Rolph Eric van der Hoeven  (born 23 June 1948) is emeritus professor on employment and development economics at the International Institute of Social Studies in The Hague and was appointed in 2009 as a member of the Committee on Development Cooperation of the International Advisory Council (AIV) to the Dutch Government. Dr. van der Hoeven is a member of the Board of Trustees of the KNCV Tuberculosis Fund.

Education 
Dr. van der Hoeven read econometrics at the University of Amsterdam where in 1969 he earned himself a BSc and followed it up with a MSc (Drs.) in 1974. He was awarded a PhD in development economics in 1987 when he defended his thesis Planning for Basic Needs in Kenya: A Basic Needs Simulation Model at the Free University of Amsterdam.

Career 
Dr. van der Hoeven has worked for over 30 years in various places in the world for UNICEF and International Labour Organization (ILO), where he was most recently manager of the Technical Secretariat of the World Commission on the Social Dimension of Globalization, established by the International Labour Organization in Geneva. Having previously held positions in the Employment Strategy Department of the ILO and with UNICEF in New York, he is widely published on employment, poverty, inequality, and economic reform issues.

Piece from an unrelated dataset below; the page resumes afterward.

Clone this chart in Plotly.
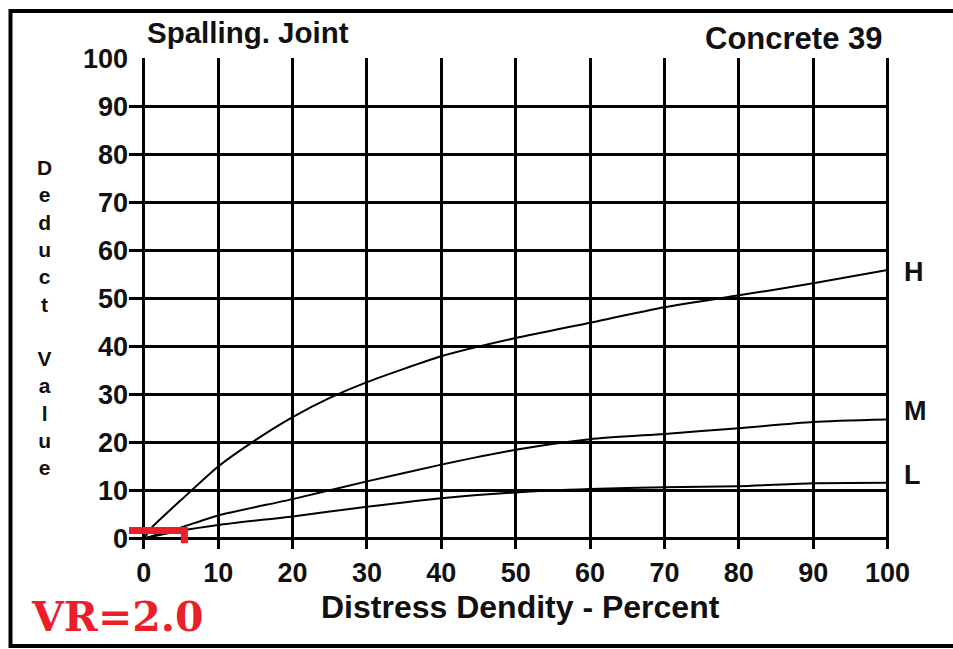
import plotly.graph_objects as go

# ---- data ----
h_x = [0, 1.2, 5, 10, 15, 20, 25, 30, 40, 50, 60, 70, 80, 90, 100]
h_y = [0, 2.5, 8, 15, 20.5, 25.3, 29.3, 32.6, 38, 41.8, 45, 48.2, 50.7, 53.2, 56]

m_x = [0, 5, 10, 20, 30, 40, 50, 60, 70, 80, 90, 100]
m_y = [0, 2.3, 4.8, 8.2, 11.9, 15.4, 18.5, 20.7, 21.8, 23, 24.3, 24.8]

l_x = [0, 5, 10, 20, 30, 40, 50, 60, 70, 80, 90, 100]
l_y = [0, 1.6, 2.8, 4.6, 6.6, 8.4, 9.6, 10.3, 10.7, 10.9, 11.5, 11.6]

vr_x = [-2, 5.45, 5.45]
vr_y = [1.65, 1.65, -1.0]

tick_vals = [0, 10, 20, 30, 40, 50, 60, 70, 80, 90, 100]
tick_text = [str(v) for v in tick_vals]

curve_labels = ["H", "M", "L"]

W, H = 953, 649
ML, MR, MT, MB = 129, 64, 58, 100
PW, PH = W - ML - MR, H - MT - MB


def px(x):
    return (x - ML) / PW


def py(y):
    return (H - MB - y) / PH


FONT = "Liberation Sans, Arial, sans-serif"

fig = go.Figure()
for xs, ys in [(h_x, h_y), (m_x, m_y), (l_x, l_y)]:
    fig.add_trace(go.Scatter(x=xs, y=ys, mode="lines",
                             line=dict(color="black", width=2, shape="spline", smoothing=0.6),
                             showlegend=False, hoverinfo="skip"))
fig.add_trace(go.Scatter(x=vr_x, y=vr_y, mode="lines",
                         line=dict(color="#ea1f29", width=7),
                         showlegend=False, hoverinfo="skip"))

axis_common = dict(
    tickvals=tick_vals, ticktext=tick_text,
    showgrid=True, gridcolor="black", gridwidth=2.5,
    zeroline=True, zerolinecolor="black", zerolinewidth=2.5,
    showline=False, ticks="",
    tickfont=dict(family=FONT, size=27, color="#111", weight="bold"),
)

fig.update_xaxes(range=[-2, 100.2], ticklabelstandoff=5, **axis_common)
fig.update_yaxes(range=[-2.2, 100.2], ticklabelstandoff=0, **axis_common)

ann = []
ann.append(dict(text="Spalling. Joint", x=px(248), y=py(33), xref="paper", yref="paper",
                showarrow=False, font=dict(family=FONT, size=29.5, color="#111", weight="bold"),
                xanchor="center", yanchor="middle"))
ann.append(dict(text="Concrete 39", x=px(884), y=py(38), xref="paper", yref="paper",
                showarrow=False, font=dict(family=FONT, size=31, color="#111", weight="bold"),
                xanchor="right", yanchor="middle"))
ann.append(dict(text="Distress Dendity - Percent", x=px(520), y=py(607), xref="paper", yref="paper",
                showarrow=False, font=dict(family=FONT, size=32, color="#111", weight="bold"),
                xanchor="center", yanchor="middle"))
ann.append(dict(text="<br>".join(list("Deduct")) + "<br><br>" + "<br>".join(list("Value")),
                x=px(44), y=py(317), xref="paper", yref="paper",
                showarrow=False, font=dict(family=FONT, size=21, color="#111", weight="bold"),
                xanchor="center", yanchor="middle"))
ann.append(dict(text="VR=2.0", x=px(117), y=py(617), xref="paper", yref="paper",
                showarrow=False, font=dict(family="DejaVu Serif, serif", size=41, color="#ea1f29", weight="bold"),
                xanchor="center", yanchor="middle"))
for lab, yy in zip(curve_labels, [272, 411, 475]):
    ann.append(dict(text=lab, x=px(902), y=py(yy), xref="paper", yref="paper",
                    showarrow=False, font=dict(family=FONT, size=27, color="#111", weight="bold"),
                    xanchor="left", yanchor="middle"))

fig.update_layout(
    width=W, height=H,
    margin=dict(l=ML, r=MR, t=MT, b=MB),
    paper_bgcolor="white", plot_bgcolor="white",
    annotations=ann,
    shapes=[dict(type="rect", xref="paper", yref="paper",
                 x0=px(10.5), x1=px(965), y0=py(11), y1=py(646),
                 line=dict(color="black", width=4), fillcolor="rgba(0,0,0,0)", layer="above")],
)

fig.write_html("out.html")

At the beginning of his career, he worked in Zambia and Ethiopia, highlighted the necessity for developing countries to emphasize the satisfaction of Basic Needs as a prime goal in Development Planning, and advised various countries (Zambia, Swasiland, Tanzania, Niger, Sierra Leone) on how to implement the Basic Needs approach.

In the 1980s following the introduction of structural adjustment programs by the World bank and the IMF, Dr. van der Hoeven researched and advocated that employment and other social concerns should be taken into account in structural adjustment programs. He played a key role in the high-level meeting on structural adjustment and employment of the ILO in 1987 and joined in 1988 the team in UNICEF, under the leadership of Sir Richard Jolly that worked on Adjustment with a Human Face.

In the early 1990s he returned to the ILO to manage the Interdepartmental Project on Structural Adjustment in the ILO.

Since 2000 he warns of the globalization effects on income inequality and employment, and became in 2002 the manager of the technical secretariat of the World Commission on the Social Dimension of Globalization.

Dr. van der Hoeven has focused primarily on the functional inequality of income distribution between labor and capital, i.e. the share of gross domestic product received by workers and capital owners.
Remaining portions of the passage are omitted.